Thursday, June 28, 2012

Legendary scryers: Themis

Programming note:  I thought it might be fun and instructive to do some short segments on famous diviners from the past--some historical tidbits to mix things up a little.  This is the first installment on legendary scryers from history, mythology, and fiction.

Themis is one of the Titans, the ancient Greek gods who preceded the Olympians.  She has the ability to see both the past and the future, and her prophetic gifts grant her wisdom and perspective coveted by both gods and mortals.  In this kylix painting, King Aegeus, father of the hero Theseus, consults Themis on the question of the royal family's infertility.  The Titaness stares intently into a flat bowl, called a phiale, while the king waits anxiously for his answer.

 According to legend, Themis established the oracle at Mount Parnassus (Delphi), and was its mistress until Apollo defeated the serpent Python and claimed the site as his own abode.
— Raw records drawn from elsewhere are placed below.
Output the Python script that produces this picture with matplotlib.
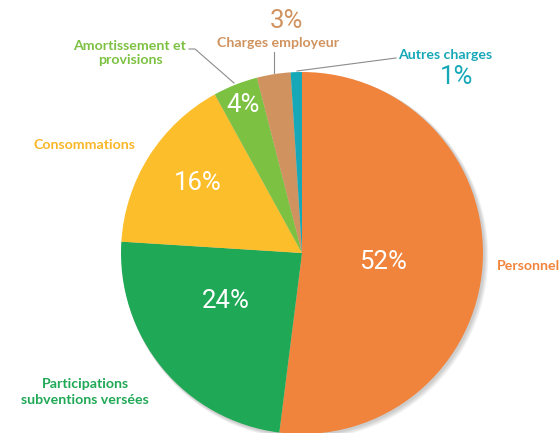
import matplotlib
matplotlib.use("Agg")
import matplotlib.pyplot as plt
from matplotlib.patches import Circle

# ---- data ----
categories = ["Personnel", "Participations\nsubventions versées", "Consommations",
              "Amortissement et\nprovisions", "Charges employeur", "Autres charges"]
values = [52, 24, 16, 4, 3, 1]
pct_labels = ["52%", "24%", "16%", "4%", "3%", "1%"]
colors = ["#F0843C", "#1FA855", "#FDBE2B", "#7DC142", "#D0935F", "#17A8B8"]
text_colors = ["#F0843C", "#1FA855", "#F9B728", "#7DC142", "#D0935F", "#17A8B8"]

W, H = 559, 433
fig = plt.figure(figsize=(W / 100, H / 100), dpi=100)
ax = fig.add_axes([0, 0, 1, 1])

def Y(y):
    return H - y

cx, cy, R = 302, Y(253), 181

# soft shadow
for i, a in enumerate([0.05, 0.05, 0.05, 0.05]):
    ax.add_patch(Circle((cx + 1.5 + i * 0.6, cy - 1.5 - i * 0.6), R + 0.5 + i * 0.5,
                        color="black", alpha=a, lw=0, zorder=0))

ax.pie(values, colors=colors, startangle=90, counterclock=False,
       center=(cx, cy), radius=R, wedgeprops=dict(linewidth=0, zorder=1))

ax.set_xlim(0, W)
ax.set_ylim(0, H)
ax.set_aspect("equal")
ax.axis("off")

pct_font = dict(family="Roboto", color="white", fontsize=18.5,
                ha="center", va="center", zorder=5)
ax.text(383, Y(262), pct_labels[0], **pct_font)
ax.text(226, Y(301), pct_labels[1], **pct_font)
ax.text(198, Y(183), pct_labels[2], **pct_font)
ax.text(243, Y(105), pct_labels[3], **pct_font)

lab_font = dict(family="Lato", fontweight="bold", fontsize=10.2, ha="center", va="center",
                linespacing=1.3)
ax.text(528, Y(266), categories[0], color=text_colors[0], **lab_font)
ax.text(85, Y(392), categories[1], color=text_colors[1], **lab_font)
ax.text(84, Y(145), categories[2], color=text_colors[2], **lab_font)
ax.text(130, Y(53), categories[3], color=text_colors[3], **lab_font)
ax.text(278, Y(43), categories[4], color=text_colors[4], **lab_font)
ax.text(445, Y(55), categories[5], color=text_colors[5], **lab_font)

ax.text(286, Y(21), pct_labels[4], family="Roboto", fontsize=18.5,
        color=text_colors[4], ha="center", va="center")
ax.text(456, Y(77), pct_labels[5], family="Roboto", fontsize=18.5,
        color=text_colors[5], ha="center", va="center")

line_kw = dict(color="#8C8C8C", lw=0.8, zorder=3)
ax.plot([189, 195, 234], [Y(49), Y(49), Y(83)], **line_kw)
ax.plot([274, 274], [Y(52), Y(73)], **line_kw)
ax.plot([396, 297], [Y(58), Y(71)], **line_kw)

fig.savefig("out.png", dpi=100)
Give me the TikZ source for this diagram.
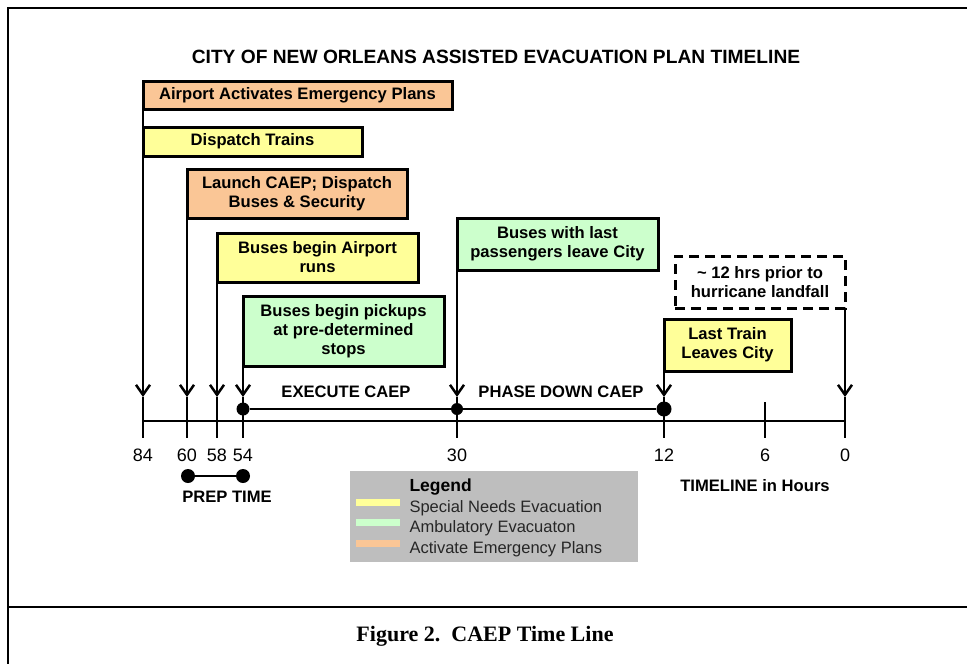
\documentclass[tikz,border=0pt]{standalone}
\usepackage{fontspec}
\setmainfont{Liberation Sans}
\newfontfamily\captionserif{Liberation Serif}
\usetikzlibrary{arrows.meta}

\definecolor{needsyellow}{RGB}{255,255,153}
\definecolor{ambugreen}{RGB}{204,255,204}
\definecolor{planorange}{RGB}{250,198,150}
\definecolor{legendgray}{RGB}{190,190,190}

\newcommand{\evfont}{\bfseries\fontsize{16.6}{19}\selectfont}

\begin{document}
\begin{tikzpicture}[x=1pt,y=-1pt,
	evbox/.style={draw=black,line width=3pt,outer sep=0pt,anchor=north west,align=center,inner sep=0pt,font=\evfont},
	evarrow/.style={line width=2.5pt,-{Straight Barb[length=10pt,width=14pt,line width=2.5pt]}},
	tickline/.style={line width=2.5pt},
	hourlabel/.style={font=\fontsize{18}{20}\selectfont},
	phaselabel/.style={font=\evfont},
	blackdot/.style={circle,fill=black,inner sep=0pt,minimum size=#1}]
	
	\useasboundingbox (0,0) rectangle (967,664);
	
	% frame and caption
	\draw[line width=2.5pt] (967,8) -- (8,8) -- (8,664);
	\draw[line width=2.5pt] (8,607) -- (967,607);
	\node[font=\captionserif\bfseries\fontsize{22}{25}\selectfont] (caption) at (485,636) {Figure 2.\ \ CAEP Time Line};
	
	\node[font=\bfseries\fontsize{19.2}{22}\selectfont] (title) at (496,57) {CITY OF NEW ORLEANS ASSISTED EVACUATION PLAN TIMELINE};
	
	% axis
	\draw[tickline] (143,421) -- (845,421);
	\foreach \x/\hr in {143/84,187/60,217/58,243/54,457/30,664/12,845/0}{
		\coordinate (h\hr) at (\x,397);
		\draw[tickline] (h\hr) -- (\x,438);
		\node[hourlabel] (n\hr) at (\x,455) {\hr};
	}
	\draw[tickline] (765,402) -- (765,438);
	\node[hourlabel] (n6) at (765,455) {6};
	
	% events
	\node[evbox,fill=planorange,minimum width=309,minimum height=28] (airport) at (143,81) {Airport Activates Emergency Plans};
	\draw[evarrow] (airport.south west) -- (h84);
	\node[evbox,fill=needsyellow,minimum width=219,minimum height=29] (trains) at (143,127) {Dispatch Trains};
	\node[evbox,fill=planorange,minimum width=220,minimum height=49] (launch) at (187,169) {Launch CAEP; Dispatch\\Buses \& Security};
	\node[evbox,fill=needsyellow,minimum width=201,minimum height=49] (airruns) at (217,233) {Buses begin Airport\\runs};
	\node[evbox,fill=ambugreen,minimum width=201,minimum height=70] (pickups) at (243,296) {Buses begin pickups\\at pre-determined\\stops};
	\node[evbox,fill=ambugreen,minimum width=201,minimum height=52] (lastpass) at (457,218) {Buses with last\\passengers leave City};
	\node[evbox,dash pattern=on 10pt off 6pt,fill=white,minimum width=170,minimum height=52] (landfall) at (675,256) {\textasciitilde\ 12 hrs prior to\\hurricane landfall};
	\node[evbox,fill=needsyellow,minimum width=127,minimum height=52] (lasttrain) at (664,319) {Last Train\\Leaves City};
	
	\draw[evarrow] (launch.south west) -- (h60);
	\draw[evarrow] (airruns.south west) -- (h58);
	\draw[evarrow] (pickups.south west) -- (h54);
	\draw[evarrow] (lastpass.south west) -- (h30);
	\draw[evarrow] (lasttrain.south west) -- (h12);
	\draw[evarrow] (landfall.south east) -- (h0);
	
	% phases
	\node[blackdot=13pt] (d54) at (243,409) {};
	\node[blackdot=12pt] (d30) at (457,409) {};
	\node[blackdot=15pt] (d12) at (664,409) {};
	\draw[tickline] (d54) -- (d30) -- (d12);
	\node[phaselabel] (execute) at (346,392) {EXECUTE CAEP};
	\node[phaselabel] (phasedown) at (561,392) {PHASE DOWN CAEP};
	
	\node[blackdot=14pt] (p60) at (188,476) {};
	\node[blackdot=14pt] (p54) at (243,476) {};
	\draw[tickline] (p60) -- (p54);
	\node[phaselabel] (prep) at (227,497) {PREP TIME};
	\node[phaselabel] (hours) at (755,486) {TIMELINE in Hours};
	
	% legend
	\node[fill=legendgray,minimum width=288,minimum height=91,anchor=north west,inner sep=0pt] (legend) at (350,471) {};
	\node[font=\bfseries\fontsize{17.5}{20}\selectfont,anchor=west] (legendhead) at (406,487) {Legend};
	\foreach \y/\c/\t in {508/needsyellow/Special Needs Evacuation,528/ambugreen/Ambulatory Evacuaton,549/planorange/Activate Emergency Plans}{
		\draw[\c,line width=7pt] (356,\y-6) -- (400,\y-6);
		\node[font=\fontsize{16.5}{19}\selectfont,anchor=west,text=black!85] (l\c) at (406,\y) {\t};
	}
	
\end{tikzpicture}
\end{document}
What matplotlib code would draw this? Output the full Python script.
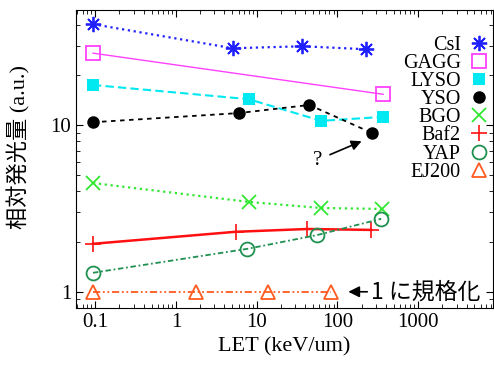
import matplotlib
matplotlib.use("Agg")
from matplotlib import pyplot as plt
from matplotlib.lines import Line2D

# LET values (keV/um) and relative light yield for each scintillator
csi_x = [0.094, 5.06, 37, 228]
csi_y = [40.3, 28.9, 29.7, 28.5]
gagg_x = [0.094, 370]
gagg_y = [27.0, 15.3]
lyso_x = [0.094, 7.96, 63.4, 370]
lyso_y = [17.4, 14.3, 10.6, 11.2]
yso_x = [0.094, 6.0, 45, 270]
yso_y = [10.4, 11.8, 13.2, 8.96]
bgo_x = [0.094, 7.96, 63.4, 360]
bgo_y = [4.49, 3.46, 3.18, 3.14]
baf2_x = [0.094, 5.5, 42.6, 263]
baf2_y = [1.94, 2.29, 2.38, 2.35]
yap_x = [0.094, 7.7, 56.7, 350]
yap_y = [1.30, 1.81, 2.19, 2.74]
ej200_x = [0.094, 1.77, 13.7, 84]
ej200_y = [1.0, 1.0, 1.0, 1.0]

x_ticks = [0.1, 1, 10, 100, 1000]
x_labels = ["0.1", "1", "10", "100", "1000"]
y_ticks = [1, 10]
y_labels = ["1", "10"]

serif = ["Liberation Serif", "Noto Sans CJK JP"]
cjk = ["Noto Sans CJK JP", "DejaVu Sans"]

fig = plt.figure(figsize=(4.94, 3.71), dpi=100)
ax = fig.add_axes([0.154, 0.170, 0.844, 0.803])
ax.set_xscale("log")
ax.set_yscale("log")

series = [
    ("CsI", csi_x, csi_y, dict(color="#2020ff", ls=":", lw=1.6, marker=(8, 2, 0), ms=11, mfc="none", mew=1.3)),
    ("GAGG", gagg_x, gagg_y, dict(color="#ff40ff", ls="-", lw=1.0, marker="s", ms=10, mfc="none", mew=1.3)),
    ("LYSO", lyso_x, lyso_y, dict(color="#00e8f0", ls=(0, (4, 2)), lw=1.5, marker="s", ms=9, mew=0)),
    ("YSO", yso_x, yso_y, dict(color="black", ls=(0, (2.5, 2.5)), lw=1.3, marker="o", ms=9, mew=0)),
    ("BGO", bgo_x, bgo_y, dict(color="#30e830", ls=":", lw=1.6, marker="x", ms=10, mew=1.3)),
    ("Baf2", baf2_x, baf2_y, dict(color="#ff1010", ls="-", lw=1.8, marker="+", ms=11, mew=1.2)),
    ("YAP", yap_x, yap_y, dict(color="#209050", ls=(0, (3, 1.5, 1, 1.5)), lw=1.3, marker="o", ms=10, mfc="none", mew=1.3)),
    ("EJ200", ej200_x, ej200_y, dict(color="#ff5a20", ls=(0, (4, 1.5, 1, 1.5, 1, 1.5)), lw=1.3, marker="^", ms=10, mfc="none", mew=1.3)),
]

handles = []
for name, xs, ys, st in series:
    ax.plot(xs, ys, **st)
    hs = dict(st)
    hs["ls"] = "none"
    handles.append(Line2D([], [], **hs))

ax.set_xlim(0.058, 8500)
ax.set_ylim(0.80, 49)

ax.set_xticks(x_ticks)
ax.set_xticklabels(x_labels, family=serif, fontsize=15)
ax.set_yticks(y_ticks)
ax.set_yticklabels(y_labels, family=serif, fontsize=15)
ax.tick_params(which="both", direction="in", top=True, right=True)
ax.tick_params(which="major", length=5)
ax.tick_params(which="minor", length=3)

ax.set_xlabel("LET (keV/um)", family=serif, fontsize=16)
ax.set_ylabel("相対発光量 (a.u.)", family=serif, fontsize=16)
ax.yaxis.set_label_coords(-0.11, 0.54)

leg = ax.legend(handles, [s[0] for s in series], loc="upper right",
                bbox_to_anchor=(1.01, 0.94), frameon=False, markerfirst=False,
                handlelength=1.0, handletextpad=0.4, labelspacing=-0.05,
                borderaxespad=0, prop={"family": serif, "size": 14.5})

ax.annotate("?", xy=(200, 8.0), xytext=(56.6, 6.17), family=serif, fontsize=15,
            ha="center", va="center",
            arrowprops=dict(arrowstyle="-|>", color="black", lw=1.2, shrinkA=4, shrinkB=0))
ax.annotate("1 に規格化", xy=(137, 1.0), xytext=(265, 1.0), family=cjk, fontsize=16.5,
            ha="left", va="center",
            arrowprops=dict(arrowstyle="-|>", color="black", lw=1.2, shrinkA=1, shrinkB=0))

fig.savefig("out.png", dpi=100)
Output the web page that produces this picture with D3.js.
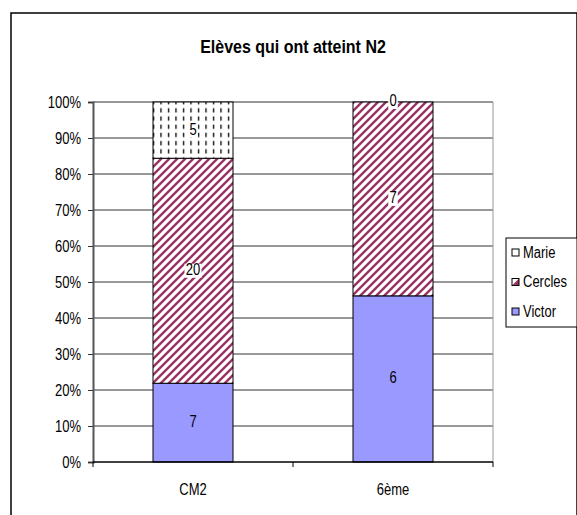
<!DOCTYPE html>
<html><head><meta charset="utf-8">
<script src="https://cdn.jsdelivr.net/npm/d3@7"></script>
<style>body{margin:0;background:#fff}svg{display:block}text{font-family:"Liberation Sans",Arial,sans-serif}</style>
</head><body><svg id="c" width="577" height="515"></svg>
<script>
const categories = ["CM2", "6ème"];
const seriesNames = ["Victor", "Cercles", "Marie"];
const victor = [7, 6];
const cercles = [20, 7];
const marie = [5, 0];
const yTicks = [0, 0.1, 0.2, 0.3, 0.4, 0.5, 0.6, 0.7, 0.8, 0.9, 1];
const title = "Elèves qui ont atteint N2";

(function(){
const SY = 1.2;
const svg = d3.select("#c");
function txt(parent, x, y, s, size, anchor){
  return parent.append("text").attr("transform",`translate(${x},${y}) scale(1,${SY})`)
    .attr("dy","0.35em").attr("text-anchor",anchor||"middle").attr("font-size",size).attr("fill","#000").text(s);
}
const defs = svg.append("defs");
const hatch = defs.append("pattern").attr("id","hatch").attr("patternUnits","userSpaceOnUse").attr("width",8).attr("height",8);
hatch.append("rect").attr("width",8).attr("height",8).attr("fill","#fff");
hatch.append("path").attr("d","M-2,2 L2,-2 M0,8 L8,0 M6,10 L10,6").attr("stroke","#993366").attr("stroke-width",2.4);
const dots = defs.append("pattern").attr("id","dash").attr("patternUnits","userSpaceOnUse").attr("width",7.5).attr("height",8.2);
dots.append("rect").attr("width",7.5).attr("height",8.2).attr("fill","#fff");
dots.append("path").attr("d","M3.5,1.5 V6").attr("stroke","#000").attr("stroke-width",1.3);
const fills = {Victor:"#9999FF", Cercles:"url(#hatch)", Marie:"url(#dash)"};
const swatch = {Victor:"#9999FF", Cercles:"#993366", Marie:"#fff"};

svg.append("rect").attr("x",11).attr("y",13).attr("width",566).attr("height",520).attr("fill","none").attr("stroke","#000").attr("stroke-width",1.5);

txt(svg, 293, 46, title, 16).attr("font-weight","bold");

const pL=93, pR=493, pT=102, pB=462;
const x = d3.scaleBand().domain(categories).range([pL,pR]).paddingInner(0.6).paddingOuter(0.3);
const xb = d3.scaleBand().domain(categories).range([pL,pR]);
const y = d3.scaleLinear().domain([0,1]).range([pB,pT]);

svg.append("g").selectAll("line").data(yTicks.slice(1)).join("line")
  .attr("x1",pL).attr("x2",pR).attr("y1",d=>y(d)).attr("y2",d=>y(d)).attr("stroke","#333").attr("stroke-width",1);
svg.append("line").attr("x1",pR).attr("x2",pR).attr("y1",pT).attr("y2",pB).attr("stroke","#999");

const ya = svg.append("g").attr("transform",`translate(${pL},0)`)
  .call(d3.axisLeft(y).tickValues(yTicks).tickFormat(d3.format(".0%")).tickSize(5).tickPadding(7));
ya.select(".domain").attr("stroke","#555").attr("stroke-width",2);
ya.attr("font-family",null);
ya.selectAll("text").attr("font-size",13).attr("fill","#000").attr("transform",`scale(1,${SY})`);
ya.selectAll(".tick line").attr("stroke","#333");

const data = categories.map((c,i)=>({cat:c, Victor:victor[i], Cercles:cercles[i], Marie:marie[i]}));
const stack = d3.stack().keys(seriesNames).offset(d3.stackOffsetExpand);
const layers = stack(data);

layers.forEach(layer=>{
  svg.append("g").selectAll("rect").data(layer).join("rect")
    .attr("x",d=>x(d.data.cat)).attr("width",x.bandwidth())
    .attr("y",d=>y(d[1])).attr("height",d=>y(d[0])-y(d[1]))
    .attr("fill",fills[layer.key]).attr("stroke","#000").attr("stroke-width",1);
});

const xa = svg.append("g").attr("transform",`translate(0,${pB})`);
xa.append("line").attr("x1",pL).attr("x2",pR).attr("stroke","#000").attr("stroke-width",1.5);
xa.selectAll("line.t").data([pL, xb.step()+pL, pR]).join("line").attr("class","t")
  .attr("x1",d=>d).attr("x2",d=>d).attr("y1",0).attr("y2",5).attr("stroke","#000");
categories.forEach(c=>txt(xa, x(c)+x.bandwidth()/2, 28, c, 13));

layers.forEach(layer=>{
  const g = svg.append("g");
  layer.forEach(d=>{
    const v = d.data[layer.key];
    const cx = x(d.data.cat)+x.bandwidth()/2;
    const cy = (y(d[0])+y(d[1]))/2;
    if(layer.key!=="Victor"){
      const w = String(v).length*7.5+2;
      g.append("rect").attr("x",cx-w/2).attr("y",cy-7).attr("width",w).attr("height",14).attr("fill","#fff");
    }
    txt(g, cx, cy-1, v, 13);
  });
});

const lg = svg.append("g");
lg.append("rect").attr("x",506).attr("y",238).attr("width",71).attr("height",89).attr("fill","#fff").attr("stroke","#000");
const order = ["Marie","Cercles","Victor"];
order.forEach((k,i)=>{
  const yy = 253 + i*29.5;
  if(k==="Cercles"){
    lg.append("path").attr("d",`M512,${yy-4} h7 v7 h-7 z`).attr("fill","#fff");
    lg.append("path").attr("d",`M512,${yy+3} L519,${yy-4} L519,${yy+3} Z`).attr("fill","#993366");
    lg.append("rect").attr("x",512).attr("y",yy-4).attr("width",7).attr("height",7).attr("fill","none").attr("stroke","#000");
  } else {
    lg.append("rect").attr("x",512).attr("y",yy-4).attr("width",7).attr("height",7).attr("fill",swatch[k]).attr("stroke","#000");
  }
  txt(lg, 523, yy-0.5, k, 13, "start");
});
})();
</script></body></html>
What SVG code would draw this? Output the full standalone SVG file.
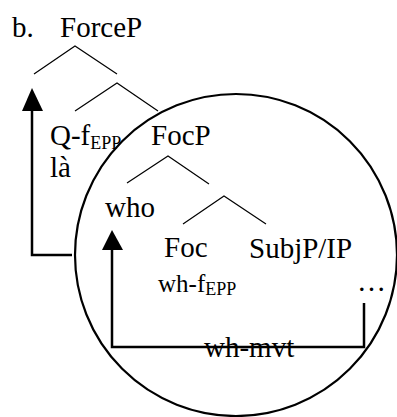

In this painting Themis is shown (somewhat anachronistically) in the attitude of a Delphic priestess, balanced on the oracular tripod and holding Apollo's laurel branch.

In addition to being a goddess of prophecy, Themis is also the personification of divine justice.  She is often depicted with scales and sword, making her the ancestress of both the ubiquitous courthouse statue and the Tarot trump called Justice.  Her name has been translated as "law," but Moses Finley points out that themis has no exact analogue in English: "A gift of the gods and a mark of civilized existence, sometimes it means right custom, proper procedure, social order, and sometimes merely the will of the gods (as revealed by an omen, for example) with little of the idea of right."  Clear-headed and ruthlessly impartial, Themis teaches acceptance of things as they are or will be, rather than how the seer might wish them to be.